The top of Rush Rhees Library is a mystery – it’s a place that everyone sees, but no one goes. The dome is open only two days a year, so most students reach graduation without ever having seen the inside. Yet all it takes is a trip on an old-fashioned gated elevator and up a small spiral staircase to arrive at the most far-reaching view on campus and possibly the best in the city. In the dome, just below that outdoor catwalk, is another UR secret: a 48 bell concert class carillon, one of only 117 in the country.
Students walking to class have heard the instrument every time the bells toll for the campus clock. Suspended in the library dome, there is a small room with a wooden keyboard of hammers. The hammers are struck with fists to create music, sounding the bells above – the same bells of the clock.
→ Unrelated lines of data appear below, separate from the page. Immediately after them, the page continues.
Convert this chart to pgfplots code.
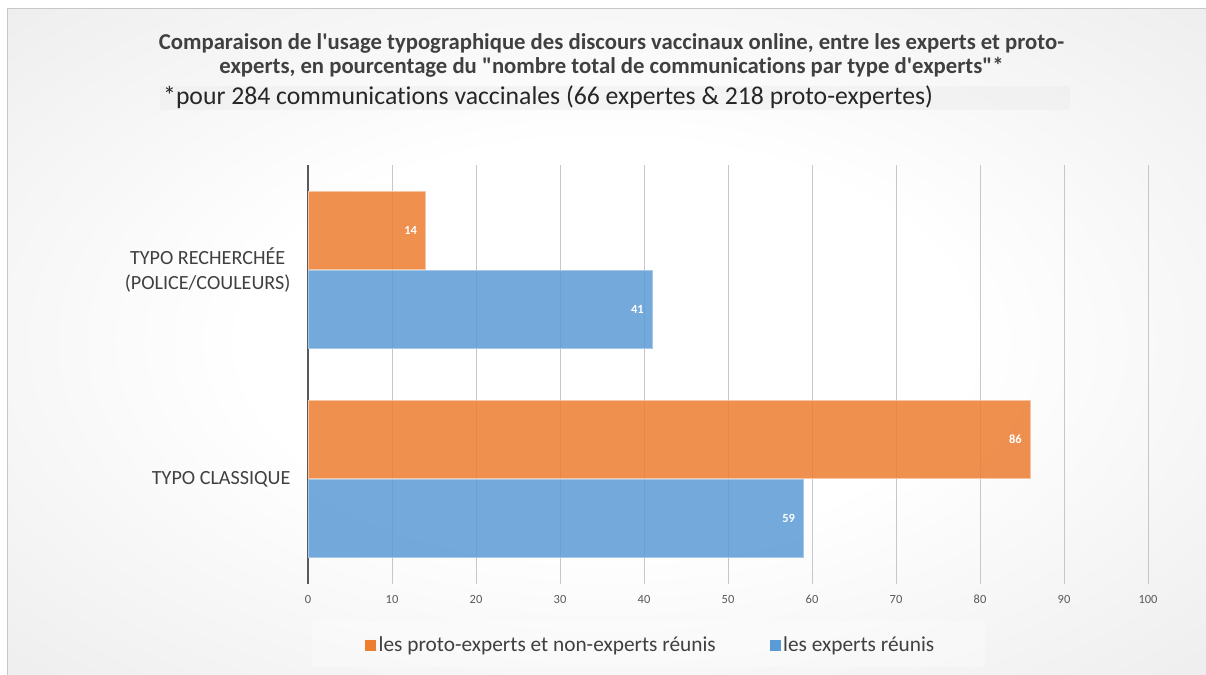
\documentclass[border=0pt]{standalone}
\usepackage{pgfplots}
\pgfplotsset{compat=1.18}
\usepackage{fontspec}
\setmainfont{Carlito}[Ligatures={TeXOff,NoCommon}]
\definecolor{orangebar}{HTML}{ED7D31}
\definecolor{bluebar}{HTML}{5B9BD5}
\definecolor{textgray}{HTML}{404040}
\definecolor{tickgray}{HTML}{595959}
\pgfdeclareradialshading{bgshade}{\pgfpoint{0bp}{0bp}}{color(0bp)=(white); color(15bp)=(white); color(70.71bp)=(black!18)}
\begin{document}
\begin{tikzpicture}[x=1bp,y=1bp]
\useasboundingbox (0,0) rectangle (1206,675);
\fill[white] (0,0) rectangle (1206,675);
\shade[shading=bgshade] (7,0) rectangle (1206,666);
\draw[black!22, line width=1bp] (7,0) -- (7,666) -- (1206,666);
% subtitle band
\fill[black!8, opacity=0.45] (160,565) rectangle (1070,589);
% legend band
\fill[white, opacity=0.3] (312,8) rectangle (985,54);
\node[align=center, text=textgray, font=\bfseries\fontsize{22.8}{25}\selectfont] at (611.5,619.5)
  {Comparaison de l\char"27 usage typographique des discours vaccinaux online, entre les experts et proto-\\experts, en pourcentage du \char"22 nombre total de communications par type d\char"27 experts\char"22*};
\node[anchor=west, inner sep=0pt, text=black!85, font=\fontsize{25.8}{28}\selectfont] at (163,578)
  {*pour 284 communications vaccinales (66 expertes \& 218 proto-expertes)};
\begin{axis}[
  at={(308bp,91bp)}, anchor=south west,
  scale only axis, width=840bp, height=419bp,
  xmin=0, xmax=100, ymin=-0.5, ymax=1.5,
  xbar, bar width=78bp,
  xtick={0,10,...,100},
  ytick={0,1},
  /pgf/number format/assume math mode=true,
  typeset ticklabels with strut,
  yticklabels={TYPO CLASSIQUE,{TYPO RECHERCHÉE\\(POLICE/COULEURS)}},
  yticklabel style={align=center, text=textgray, font=\fontsize{20.2}{25}\selectfont},
  xticklabel style={text=tickgray, font=\fontsize{12.5}{14}\selectfont},
  xticklabel shift=6bp,
  yticklabel shift=14bp,
  major tick length=0pt,
  xmajorgrids,
  grid style={black!22, line width=1bp},
  axis x line*=bottom,
  axis y line*=left,
  x axis line style={draw=none},
  y axis line style={draw=black!65, line width=1.6bp, -},
  legend style={at={(axis description cs:0.068,-0.146)}, anchor=west, draw=none, fill=none,
    font=\fontsize{21.4}{24}\selectfont, text=textgray, inner sep=0pt,
    nodes={inner sep=3bp},
    /tikz/every even column/.append style={column sep=51bp}},
  legend columns=2,
  legend cell align=left,
  nodes near coords,
  every node near coord/.append style={anchor=east, xshift=-5bp, text=white, text opacity=1,
    font=\bfseries\fontsize{12.5}{14}\selectfont},
]
\addlegendimage{legend image code/.code={\fill[orangebar] (0bp,-5bp) rectangle (10bp,5bp);}}
\addlegendentry{les proto-experts et non-experts réunis}
\addlegendimage{legend image code/.code={\fill[bluebar] (0bp,-5bp) rectangle (10bp,5bp);}}
\addlegendentry{les experts réunis}
\addplot[forget plot, fill=orangebar, fill opacity=0.85, draw=orangebar!45!white, line width=0.8bp, bar shift=39.5bp]
  coordinates {(86,0) (14,1)};
\addplot[forget plot, fill=bluebar, fill opacity=0.85, draw=bluebar!55!white, line width=0.8bp, bar shift=-39.5bp]
  coordinates {(59,0) (41,1)};
\end{axis}
\end{tikzpicture}
\end{document}
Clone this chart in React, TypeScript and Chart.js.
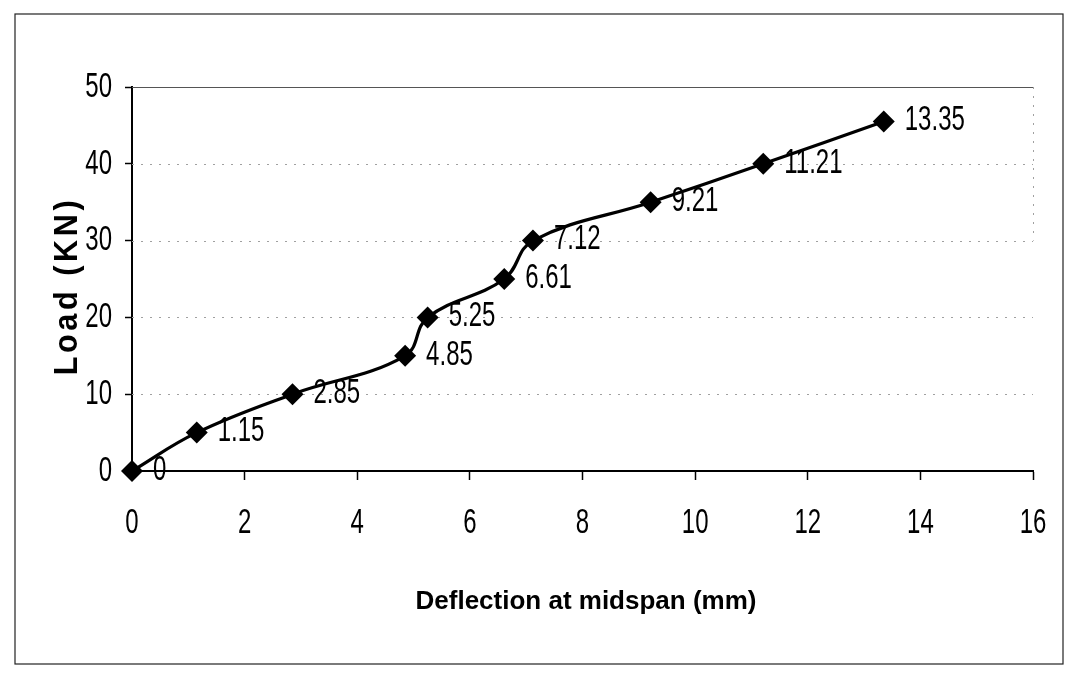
import React, { useEffect, useRef } from "react";
import { Chart, registerables } from "chart.js";

Chart.register(...registerables);

const deflection = [0, 1.15, 2.85, 4.85, 5.25, 6.61, 7.12, 9.21, 11.21, 13.35];
const load = [0, 5, 10, 15, 20, 25, 30, 35, 40, 45.5];
const pointLabels = ["0", "1.15", "2.85", "4.85", "5.25", "6.61", "7.12", "9.21", "11.21", "13.35"];
const xTicks = [0, 2, 4, 6, 8, 10, 12, 14, 16];
const yTicks = [0, 10, 20, 30, 40, 50];
const xTitle = "Deflection at midspan (mm)";
const yTitle = "Load (KN)";

const FONT = "'Liberation Sans', Arial, sans-serif";

function narrowText(ctx: any, text: string, x: number, y: number, align: string) {
  ctx.save();
  ctx.translate(x, y);
  ctx.scale(0.8, 1.18);
  ctx.textAlign = align;
  ctx.textBaseline = "middle";
  ctx.fillText(text, 0, 0);
  ctx.restore();
}

const decor = {
  id: "decor",
  beforeDatasetsDraw(chart: any) {
    const { ctx, chartArea: a, scales } = chart;
    const y = scales.y;
    ctx.save();
    ctx.strokeStyle = "#a0a0a0";
    ctx.lineWidth = 1;
    ctx.setLineDash([2, 7]);
    [10, 20, 30, 40].forEach((v) => {
      const py = Math.round(y.getPixelForValue(v)) + 0.5;
      ctx.beginPath();
      ctx.moveTo(a.left, py);
      ctx.lineTo(a.right, py);
      ctx.stroke();
    });
    ctx.beginPath();
    ctx.moveTo(a.right + 0.5, a.top);
    ctx.lineTo(a.right + 0.5, y.getPixelForValue(30));
    ctx.stroke();
    ctx.setLineDash([]);
    ctx.strokeStyle = "#555";
    ctx.lineWidth = 1.2;
    ctx.beginPath();
    ctx.moveTo(a.left, a.top + 0.5);
    ctx.lineTo(a.right, a.top + 0.5);
    ctx.stroke();
    ctx.restore();
  },
  afterDatasetsDraw(chart: any) {
    const { ctx, scales, chartArea: a } = chart;
    const meta = chart.getDatasetMeta(0);
    ctx.save();
    ctx.fillStyle = "#000";
    ctx.font = `30px ${FONT}`;
    meta.data.forEach((pt: any, i: number) => {
      narrowText(ctx, pointLabels[i], pt.x + 21, pt.y - 1, "left");
    });
    xTicks.forEach((v) => {
      narrowText(ctx, String(v), scales.x.getPixelForValue(v), a.bottom + 52, "center");
    });
    yTicks.forEach((v) => {
      narrowText(ctx, String(v), a.left - 20, scales.y.getPixelForValue(v), "right");
    });
    ctx.restore();
  },
  afterDraw(chart: any) {
    const { ctx } = chart;
    ctx.save();
    ctx.fillStyle = "#000";
    ctx.font = `bold 26px ${FONT}`;
    ctx.textAlign = "center";
    ctx.textBaseline = "middle";
    ctx.fillText(xTitle, 578, 594);
    ctx.translate(60, 278);
    ctx.rotate(-Math.PI / 2);
    ctx.scale(0.9, 1);
    ctx.font = `bold 34px ${FONT}`;
    (ctx as any).letterSpacing = "4px";
    ctx.fillText(yTitle, 0, 0);
    ctx.restore();
    ctx.save();
    ctx.strokeStyle = "#222";
    ctx.lineWidth = 1.2;
    ctx.strokeRect(7, 6, 1048, 650);
    ctx.restore();
  },
};

export default function App() {
  const ref = useRef<HTMLCanvasElement | null>(null);
  useEffect(() => {
    if (!ref.current) return;
    const chart = new Chart(ref.current, {
      type: "line",
      data: {
        datasets: [
          {
            data: deflection.map((x, i) => ({ x, y: load[i] })),
            borderColor: "#000",
            backgroundColor: "#000",
            borderWidth: 3.2,
            pointStyle: "rectRot",
            pointRadius: 11,
            pointBorderWidth: 0,
            pointBackgroundColor: "#000",
            tension: 0.4,
            fill: false,
            clip: false,
          },
        ],
      },
      options: {
        animation: false,
        responsive: false,
        maintainAspectRatio: false,
        layout: { padding: { left: 0, right: 33, top: 79, bottom: 0 } },
        plugins: { legend: { display: false }, tooltip: { enabled: false }, title: { display: false } },
        scales: {
          x: {
            type: "linear",
            min: 0,
            max: 16,
            ticks: { stepSize: 2, color: "rgba(0,0,0,0)", font: { size: 20 }, padding: 20 },
            grid: { display: true, drawOnChartArea: false, drawTicks: true, tickLength: 9, color: "#000", tickWidth: 1.5 },
            border: { display: true, color: "#000", width: 2 },
            afterFit: (s: any) => {
              s.height = 199;
            },
          },
          y: {
            type: "linear",
            min: 0,
            max: 50,
            ticks: { stepSize: 10, color: "rgba(0,0,0,0)", font: { size: 20 }, padding: 12 },
            grid: { display: true, drawOnChartArea: false, drawTicks: true, tickLength: 7, color: "#000", tickWidth: 1.5 },
            border: { display: true, color: "#000", width: 2 },
            afterFit: (s: any) => {
              s.width = 124;
            },
          },
        },
      },
      plugins: [decor],
    } as any);
    return () => chart.destroy();
  }, []);
  return (
    <div style={{ width: 1058, height: 662 }}>
      <canvas ref={ref} width={1058} height={662} style={{ display: "block" }} />
    </div>
  );
}
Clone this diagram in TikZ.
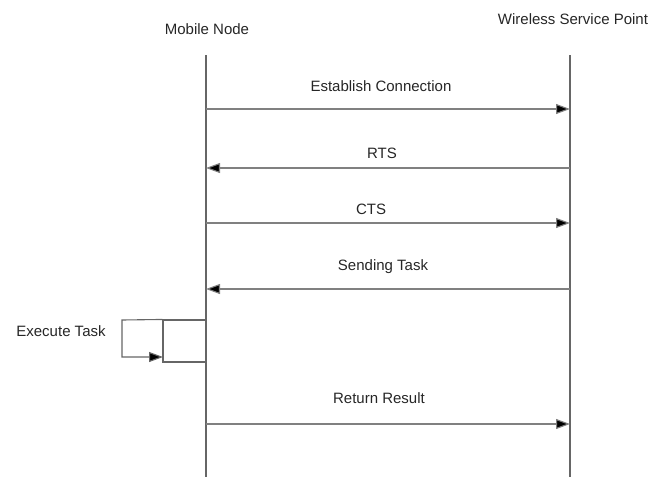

The carillon is a historic and public instrument associated with churches and cities and music heard by everyone, with a repertoire ranging from baroque to jazz. It’s also the largest acoustic instrument in the world. The Riverside Church carillon in New York City has a bell weighing six tons, which is a pretty big bell. Here at UR, the Hopeman Memorial Carillon, upgraded from a 43-year-old set of chimes in 1973, weighs three and a half tons.
“The carillon adds a real sense of tradition to the campus,” chair of the Music Department, John Covach, who is responsible for the instrument, said.
This semester, students are finally aware that it is more than a chime every quarter hour. Tiffany Ng, an Eastman graduate student, has taken to playing the instrument on a regular basis. She often makes the trip up the gated elevator to play for the school community.
“I try not to play anything I don’t want people to hear,” she said. “When I play, it’s a performance.”
Students have not been afforded regular presentations on the carillon in decades, since the disappearance of a student-run carillon guild in the 1970s.
“A large part of the reason I came to Rochester was because I knew that this carillon had gone silent and I wanted to do something about it,” Ng said.
Fewer than five carillon degree programs exist in the United States, making players hard to come by. Recently UR has recruited community members to play certain events, but the days of undergraduates playing the instrument are no more, something Ng hopes to change.
“This carillon belongs to undergrads,” she said. “My main goal is to establish a self-perpetuating student guild.” Ng was involved in a similar carillon group as an undergrad at Yale University.
Unfortunately, right now any student guild remains impossible because the route to the carillon is a lawsuit waiting to happen. The high open staircase in the dome is dangerous enough that the music department won’t give keys to undergraduates to use at will. Ng is only allowed access because she has a trusting relationship with the music department.
“As a graduate student, they’re a little less likely to think I’ll make trouble up here,” she said.